I'm desensitized to everything when I'm editing the video of the movies. I had to ask my wife a few times, Is this even scary anymore? I shot it, I've been through every frame of the film a million times, and when I'm looking at it, it's not scary to me, just because I'm so immersed in it. I do get spooked when it's either late at night or early in the morning and I’m writing. I sometimes write very early in the morning, like 5:00 AM, before the sun's up, and I play some classical music, and while I'm writing, sometimes I spook myself. It's more of the writing process where I've actually get a chill. For that, I listen to ... It's German. It's on my phone right now, I can peek at it. I can't even pronounce this guy's name. I've been listening to it, since I've written Hell House, the original. It's a composer by the name of Vladimir Martinov. Sometimes I put it on during, while we're setting up for some of the scenes in the movie to get the actors in a spooky mindset. I would put that on the speakers, playing throughout the hotel, just to get a little bit of creep in the air, right before we turn off the lights and start to shoot. It's great stuff to write to, it's very eerie. Some of the music I listen to, more of an eerie kind of a classical music that ... It's just great to write to it. And then early in the morning, there's no one awake, it's still dark out and just sometimes I creep myself out for sure.

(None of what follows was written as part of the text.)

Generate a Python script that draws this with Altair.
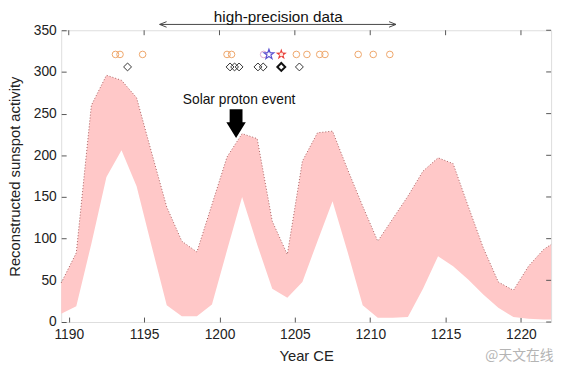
import altair as alt
import pandas as pd

# ---- data ----
years = [1189.5, 1190.5, 1191.5, 1192.5, 1193.5, 1194.5, 1195.5, 1196.5, 1197.5, 1198.5,
         1199.5, 1200.5, 1201.5, 1202.5, 1203.5, 1204.5, 1205.5, 1206.5, 1207.5, 1208.5,
         1209.5, 1210.5, 1211.5, 1212.5, 1213.5, 1214.5, 1215.5, 1216.5, 1217.5, 1218.5,
         1219.5, 1220.5, 1221.5, 1222.0]
upper = [47, 83, 260, 296, 290, 269, 203, 138, 97, 84,
         141, 198, 226, 220, 121, 81, 193, 227, 229, 183,
         139, 97, 124, 151, 181, 197, 190, 139, 89, 48,
         38, 67, 87, 93]
lower = [10, 19, 94, 174, 206, 163, 91, 20, 7, 7,
         21, 86, 150, 93, 40, 29, 48, 97, 145, 84,
         20, 5, 5, 6, 40, 79, 67, 51, 33, 17,
         6, 4, 3, 3]

circle_years = [1193.1, 1193.4, 1194.9, 1200.5, 1200.8, 1205.1, 1205.8, 1206.65, 1207.0,
                1209.2, 1210.2, 1211.3]
circle_level = 321
pink_circle_years = [1202.93]
diamond_years = [1193.9, 1200.7, 1201.0, 1201.3, 1202.55, 1202.9, 1205.3]
bold_diamond_years = [1204.1]
diamond_level = 306
blue_star_years = [1203.28]
red_star_years = [1204.1]

range_label = "high-precision data"
range_start, range_end = 1196.03, 1211.71
range_level = 357
range_text_year, range_text_level = 1203.9, 360
event_label = "Solar proton event"
event_text_year, event_text_level = 1201.3, 261
event_arrow_year, event_arrow_level = 1201.1, 238
watermark = "@天文在线"

x_ticks = [1190, 1195, 1200, 1205, 1210, 1215, 1220]
y_ticks = [0, 50, 100, 150, 200, 250, 300, 350]

FONT = "Liberation Sans"
W, H = 497, 296
STAR = ("M0,-1L0.235,-0.324L0.951,-0.309L0.38,0.124L0.588,0.809L0,0.4L-0.588,0.809"
        "L-0.38,0.124L-0.951,-0.309L-0.235,-0.324Z")
band = pd.DataFrame({"year": years, "upper": upper, "lower": lower})

xs = alt.Scale(domain=[1189.5, 1222], nice=False, zero=False)
ys = alt.Scale(domain=[0, 350], nice=False, zero=True)

axis_common = dict(domain=False, grid=False, tickSize=5, offset=-5, tickColor="#555",
                   tickWidth=1, labelFont=FONT, labelFontSize=14, labelColor="#222",
                   titleFont=FONT, titleFontSize=15, titleColor="#222", titleFontWeight="normal")
xax = alt.Axis(values=x_ticks, format="d", labelPadding=6, titlePadding=7, **axis_common)
yax = alt.Axis(values=y_ticks, labelPadding=5, titlePadding=11, **axis_common)
XT, YT = "Year CE", "Reconstructed sunspot activity"

X = lambda f: alt.X(f, type="quantitative", scale=xs, axis=xax, title=XT)
Y = lambda f: alt.Y(f, type="quantitative", scale=ys, axis=yax, title=YT)

area = alt.Chart(band).mark_area(color="#ffc8c8", opacity=1).encode(
    x=X("year"), y=Y("upper"), y2="lower:Q")

edge = alt.Chart(band).mark_line(color="#a86060", strokeWidth=1, strokeDash=[1, 2]).encode(
    x=X("year"), y=Y("upper"))

# inward ticks on the top and right sides of the box
top_ticks = alt.Chart(pd.DataFrame({"t": x_ticks})).mark_rule(color="#555", strokeWidth=1).encode(
    x=X("t"), y=alt.value(0), y2=alt.value(5))
right_ticks = alt.Chart(pd.DataFrame({"t": y_ticks})).mark_rule(color="#555", strokeWidth=1).encode(
    y=Y("t"), x=alt.value(W - 5), x2=alt.value(W))

def pts(yrs, level, **kw):
    df = pd.DataFrame({"year": yrs, "v": [level] * len(yrs)})
    return alt.Chart(df).mark_point(**kw).encode(x=X("year"), y=Y("v"))

circles = pts(circle_years, circle_level, shape="circle", size=45, filled=False,
              color="#eea66a", strokeWidth=1, opacity=1)
pink_c = pts(pink_circle_years, circle_level, shape="circle", size=45, filled=False,
             color="#dca6cf", strokeWidth=1, opacity=1)
diamonds = pts(diamond_years, diamond_level, shape="diamond", size=64, filled=False,
               color="#333", strokeWidth=1, opacity=1)
bold_d = pts(bold_diamond_years, diamond_level, shape="diamond", size=64, filled=False,
             color="#111", strokeWidth=2, opacity=1)
blue_star = pts(blue_star_years, circle_level, shape=STAR, size=110, filled=False,
                color="#5a4fd0", strokeWidth=1.2, opacity=1)
red_star = pts(red_star_years, circle_level, shape=STAR, size=140, filled=True,
               color="#e8403a", opacity=1)
red_dot = pts(red_star_years, circle_level, shape="circle", size=14, filled=True,
              color="#ffe6dc", opacity=1)

rng = pd.DataFrame({"a": [range_start], "b": [range_end], "v": [range_level]})
range_line = alt.Chart(rng).mark_rule(color="#444", strokeWidth=1).encode(
    x=X("a"), x2="b:Q", y=Y("v"))
left_head = pts([range_start + 0.23], range_level, shape="M1,-0.8L-1,0L1,0.8", size=49,
                filled=False, color="#444", strokeWidth=1, opacity=1)
right_head = pts([range_end - 0.23], range_level, shape="M-1,-0.8L1,0L-1,0.8", size=49,
                 filled=False, color="#444", strokeWidth=1, opacity=1)

def label(txt, yr, lv, size, color="#111", font=FONT):
    df = pd.DataFrame({"year": [yr], "v": [lv], "t": [txt]})
    return alt.Chart(df).mark_text(font=font, fontSize=size, color=color, align="center",
                                   baseline="alphabetic").encode(x=X("year"), y=Y("v"), text="t:N")

range_text = label(range_label, range_text_year, range_text_level, 15.5)
event_text = label(event_label, event_text_year, event_text_level, 14)
wm = label(watermark, 1219.9, -45, 14, color="#b4b4b4", font="Noto Sans CJK SC")

arrow = pts([event_arrow_year], event_arrow_level,
            shape="M-0.45,-1L0.45,-1L0.45,-0.1L0.68,-0.1L0,1L-0.68,-0.1L-0.45,-0.1Z",
            size=841, filled=True, color="#000", opacity=1)

chart = alt.layer(
    area, edge, top_ticks, right_ticks, circles, pink_c, diamonds, bold_d, blue_star, red_star,
    red_dot, range_line, left_head, right_head, range_text, event_text, arrow, wm,
).properties(
    width=W, height=H,
    autosize=alt.AutoSizeParams(type="none"),
    padding={"left": 54, "top": 20, "right": 7, "bottom": 40},
).configure_view(stroke="#555", strokeWidth=1).configure(background="white")

chart.save("out.html", embed_options={"renderer": "svg", "actions": False})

Are there any horror movies that really inspired you?

Lake Mungo was a cool twist just because when you thought it was over, and you thought it had the resolution, they just had one more thing added in the end that just threw everything that you had thought you saw out the window, and it was just fun in that way. I like Lake Mungo because all the scares are ... Lake Mungo was definitely an early inspiration for Hell House. Just knowing that you can do documentary style horror is so cool, and it makes the scares seem so much more real when you feel that you're actually watching a real documentary, and so, Lake Mungo did it, I think it was in 2006, 7, 8, something like that, but they did it so brilliantly.

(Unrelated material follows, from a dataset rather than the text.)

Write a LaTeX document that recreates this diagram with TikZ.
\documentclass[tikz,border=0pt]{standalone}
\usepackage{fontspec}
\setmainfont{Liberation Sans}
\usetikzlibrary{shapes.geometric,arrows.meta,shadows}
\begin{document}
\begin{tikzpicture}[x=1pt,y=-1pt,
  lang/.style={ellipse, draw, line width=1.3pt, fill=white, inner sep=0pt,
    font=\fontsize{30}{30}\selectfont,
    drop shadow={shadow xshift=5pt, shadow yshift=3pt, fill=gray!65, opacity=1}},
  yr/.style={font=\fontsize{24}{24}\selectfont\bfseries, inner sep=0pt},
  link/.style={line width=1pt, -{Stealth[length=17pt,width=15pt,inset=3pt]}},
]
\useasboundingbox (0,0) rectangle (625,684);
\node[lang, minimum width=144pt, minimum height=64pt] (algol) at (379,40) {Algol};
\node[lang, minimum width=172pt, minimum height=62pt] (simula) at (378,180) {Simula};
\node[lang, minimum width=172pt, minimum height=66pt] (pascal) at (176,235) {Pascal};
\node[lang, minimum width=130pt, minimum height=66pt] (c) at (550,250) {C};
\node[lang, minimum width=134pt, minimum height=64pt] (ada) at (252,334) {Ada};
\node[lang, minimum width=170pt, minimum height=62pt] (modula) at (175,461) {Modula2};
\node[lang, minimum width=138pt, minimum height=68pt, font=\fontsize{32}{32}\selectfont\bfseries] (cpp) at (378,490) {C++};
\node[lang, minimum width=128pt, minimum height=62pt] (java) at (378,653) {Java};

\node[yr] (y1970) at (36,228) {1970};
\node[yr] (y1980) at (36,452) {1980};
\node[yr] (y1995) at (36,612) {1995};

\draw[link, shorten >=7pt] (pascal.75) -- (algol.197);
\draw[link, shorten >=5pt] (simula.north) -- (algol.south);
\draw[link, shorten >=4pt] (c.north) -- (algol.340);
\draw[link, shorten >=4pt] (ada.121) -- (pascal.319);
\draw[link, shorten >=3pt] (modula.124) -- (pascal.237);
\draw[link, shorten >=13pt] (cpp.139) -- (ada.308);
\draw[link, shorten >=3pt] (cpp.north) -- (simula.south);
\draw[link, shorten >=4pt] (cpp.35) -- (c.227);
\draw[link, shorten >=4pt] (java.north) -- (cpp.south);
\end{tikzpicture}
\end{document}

Were the scares all scripted or was that something that you worked out on set, especially the one with Sarah going in Paul’s room in the first Hell House LLC?

All the scares are scripted. So, and at that scene, that's Sarah with Paul. It was just one of the early subtle scares that I enjoyed writing leading up to our more intense ones.

Sara was great. She was one of the actresses that upon first audition, we said, “that's her.” Like done, moving on. We auditioned so many people, especially for Hell House I, and then Hell House II. She came in, in character, and she dressed the part. In one of the scenes she auditioned for was one of her initial interviews in the film with Diane five years after her friends had all died. She didn't wear any make-up. She didn't wear anything that popped on screen. She was just very dark, everything about her, and that's what she brought into the audition, and so, she just knocked it out of the park.

Are there big plans for Hell House LLC III?

Yeah, we're going to get into a lot of stuff to wrap up the storyline. This is the last chapter, and we're casting now. We'll probably be casting now into early 2019, and then we're going to start shooting in May and we’re planning on an October release. The script is scary and a lot is going to happen. I’m very excited to get into production but we have a lot of work to do before May.